Tool for generating --reassignment-json-file
necessary for running kafka/bin/kafka-reassign-partitions.sh
script
This tools takes into account the current state of the brokers, as a counterpart of bin/kafka-reassign-partitions.sh --generate
, which randomly distributes all partitions in all brokers available in the cluster at the moment
When reassigning partitions in kafka, all the partitions that are being reassigned are moving around your network.
Also, each broker won't discard its old-partitions until all the new brokers responsible for such partitions have confirmed that have all the data.
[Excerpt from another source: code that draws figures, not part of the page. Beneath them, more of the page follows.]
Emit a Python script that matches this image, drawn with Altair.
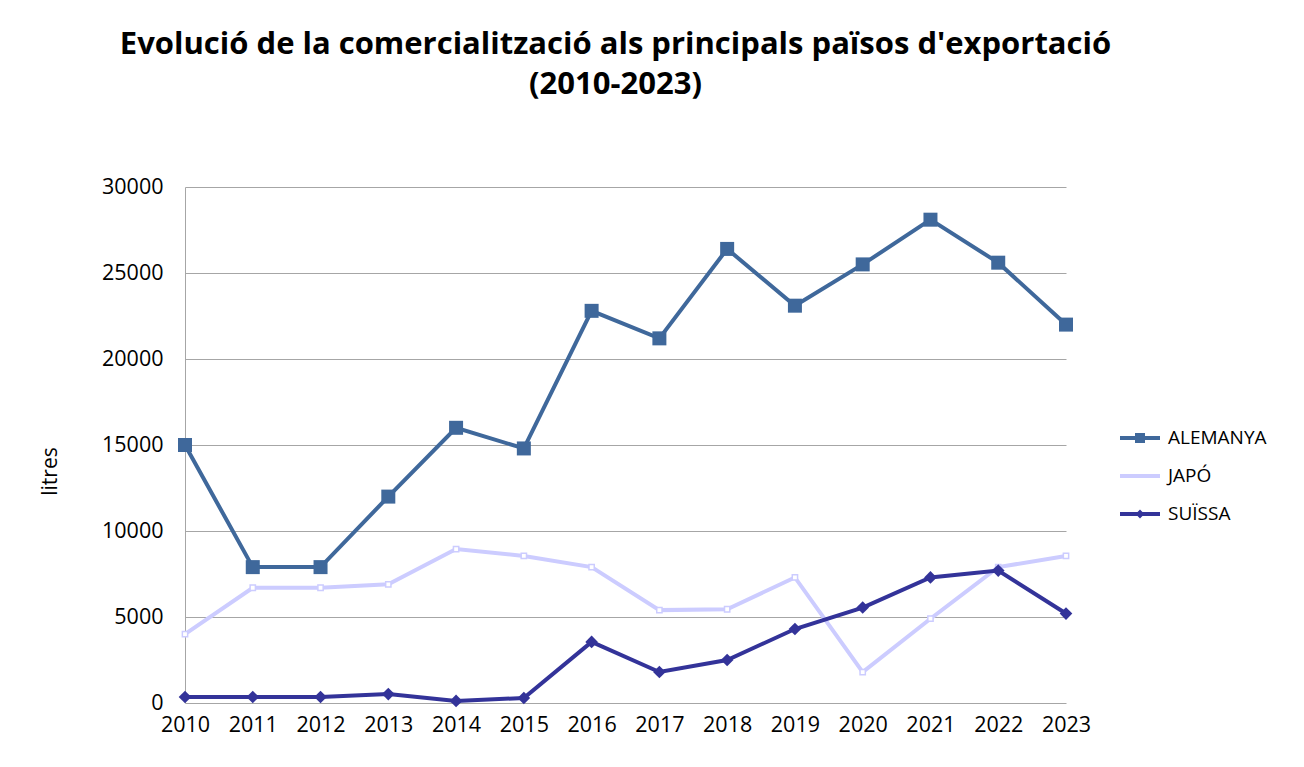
import altair as alt
import pandas as pd

years = list(range(2010, 2024))
series_names = ["ALEMANYA", "JAPÓ", "SUÏSSA"]
alemanya = [15000, 7900, 7900, 12000, 16000, 14800, 22800, 21200, 26400, 23100, 25500, 28100, 25600, 22000]
japo = [4000, 6700, 6700, 6900, 8950, 8550, 7900, 5400, 5450, 7300, 1800, 4900, 7900, 8550]
suissa = [350, 350, 350, 520, 120, 290, 3550, 1800, 2500, 4300, 5550, 7300, 7700, 5200]
colors = ["#3F689B", "#CCCCFF", "#333399"]

rows = []
for name, vals in zip(series_names, [alemanya, japo, suissa]):
    for y, v in zip(years, vals):
        rows.append({"any": y, "litres": v, "pais": name, "pais_l": name})
df = pd.DataFrame(rows)

FONT = "Open Sans"

x = alt.X("any:Q", scale=alt.Scale(domain=[2010, 2023], nice=False, zero=False),
          axis=alt.Axis(title=None, values=years, format="d", grid=False, ticks=False,
                        domain=False, labelFontSize=21.5, labelPadding=11, labelColor="#000000",
                        labelFont=FONT, labelFlush=False))
y = alt.Y("litres:Q", scale=alt.Scale(domain=[0, 30000], nice=False),
          axis=alt.Axis(title="litres", values=[0, 5000, 10000, 15000, 20000, 25000, 30000],
                        format="d", grid=True, gridColor="#A6A6A6", gridWidth=1,
                        ticks=False, domain=True, domainColor="#A6A6A6", domainWidth=1,
                        labelFontSize=21.5, labelPadding=22, labelColor="#000000", labelFont=FONT,
                        titleFont=FONT, titleFontSize=21, titleFontWeight="normal",
                        titleColor="#000000", titleX=-135, titleY=284, titleAngle=270,
                        titleAlign="center", titleBaseline="middle"))

color = alt.Color("pais:N", scale=alt.Scale(domain=series_names, range=colors), legend=None)

lines = alt.Chart(df).mark_line(strokeWidth=4).encode(x=x, y=y, color=color, detail="pais:N")

big = alt.Chart(df).transform_filter(alt.datum.pais != "JAPÓ").mark_point(filled=True, opacity=1).encode(
    x=x, y=y, color=color,
    shape=alt.Shape("pais:N", scale=alt.Scale(domain=["ALEMANYA", "SUÏSSA"], range=["square", "diamond"]), legend=None),
    size=alt.Size("pais:N", scale=alt.Scale(domain=["ALEMANYA", "SUÏSSA"], range=[196, 160]), legend=None),
)

small = alt.Chart(df).transform_filter(alt.datum.pais == "JAPÓ").mark_point(
    shape="square", size=28, filled=True, fill="#FFFFFF", stroke="#CCCCFF", strokeWidth=1.5, opacity=1
).encode(x=x, y=y)

bar = "M-1,-0.1H1V0.1H-1Z"
legend_shapes = [
    bar + " M-0.25,-0.25H0.25V0.25H-0.25Z",
    bar,
    bar + " M0,-0.22L0.22,0L0,0.22L-0.22,0Z",
]
leg = alt.Legend(title=None, orient="none", legendX=935, legendY=231,
                 symbolSize=1600, symbolOpacity=1, symbolStrokeWidth=0,
                 labelFontSize=19, labelFont=FONT, labelColor="#000000",
                 labelOffset=8, rowPadding=8)
# legend-only layer: no rows drawn, explicit domain keeps all entries in the legend
legend_layer = alt.Chart(df).transform_filter(alt.datum.litres < 0).mark_point(filled=True, opacity=1).encode(
    x=x, y=y,
    color=alt.Color("pais_l:N", scale=alt.Scale(domain=series_names, range=colors), legend=leg),
    shape=alt.Shape("pais_l:N", scale=alt.Scale(domain=series_names, range=legend_shapes), legend=leg),
)

chart = alt.layer(lines, small, big, legend_layer).resolve_scale(
    color="independent", shape="independent", size="independent"
).properties(
    width=881, height=516,
    title=alt.TitleParams(
        text=["Evolució de la comercialització als principals països d'exportació", "(2010-2023)"],
        font=FONT, fontSize=31, fontWeight="bold", color="#000000", anchor="middle",
        frame="group", dx=-10, offset=75, lineHeight=40,
    ),
    autosize=alt.AutoSizeParams(type="none"),
    padding={"left": 177, "top": 179, "right": 230, "bottom": 56},
).configure(background="#FFFFFF").configure_view(stroke=None)

chart.save("out.html", embed_options={"renderer": "svg", "actions": False})
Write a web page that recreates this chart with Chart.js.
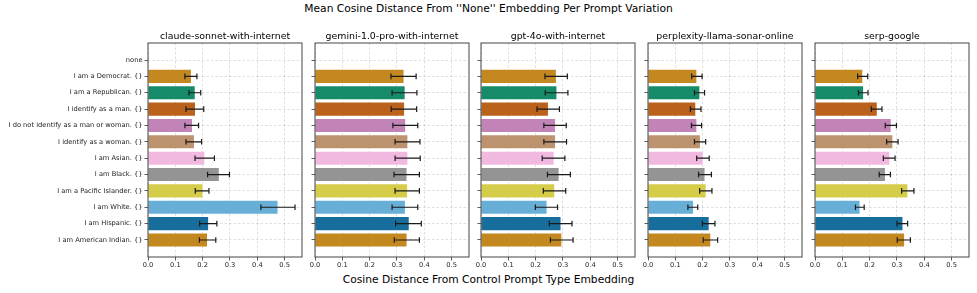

This means that during a reassignment, using the default kafka tool, each broker will potentially use double disk of what it really needs once the cluster is stable. This is because the default-tool does not take into account the current state, so you could be potentially moving all the partitions to a broker that did not have any replica of that partition
The motivation of this tool was to avoid reassigning partitions that are not necessary to move to achieve the desired state. This means, try to minimize the extra-space used and the network-stress when doing the reassignment
With this tool you can (that you can't do with the default tool):
- select only a subset of the brokers available in the cluster -> useful when you need to delete a broker
- select only a subset of the partitions of a topic to reassign
- select a new replication factor for the topic
Note: you will need to have installed sbt for installing kafka-tools
- Download repo
- Run
./install.sh
script - You can now run
./kafka-tools.sh
Recommendation: if you want to be able to run kafka-tool from any directory make a symbolic link in /usr/local/bin or /usr/bin to where you
sudo ln -s /home/ani/sources/kafka-tools/kafka-tools.sh /usr/local/bin/kafka-tools
Despegar.com kafka-tools
Usage: kafka-tools [reassign]
Command: reassign [options]
Generate partition reassignments
-t, --topic <value> topic of which want to generate partition reassignments
-z, --zookeeper-path <value>
kafka's zookeeper path
-k, --kafka-dir <value> kafka's directory
-b, --broker-ids <value>
Comma separated list of whitelisted brokers to spred replicas across
-p, --partitions <value>
partitions to reassign.
If not provided all partitions are reassigned
-r, --replication-factor <value>
new replication factor.
If not provided partitions are reassigned taking into account the topic actual RF
-f, --file-name <value> fully qualified file name to generate json.
If not provided generated in /tmp/reassignPartitions.json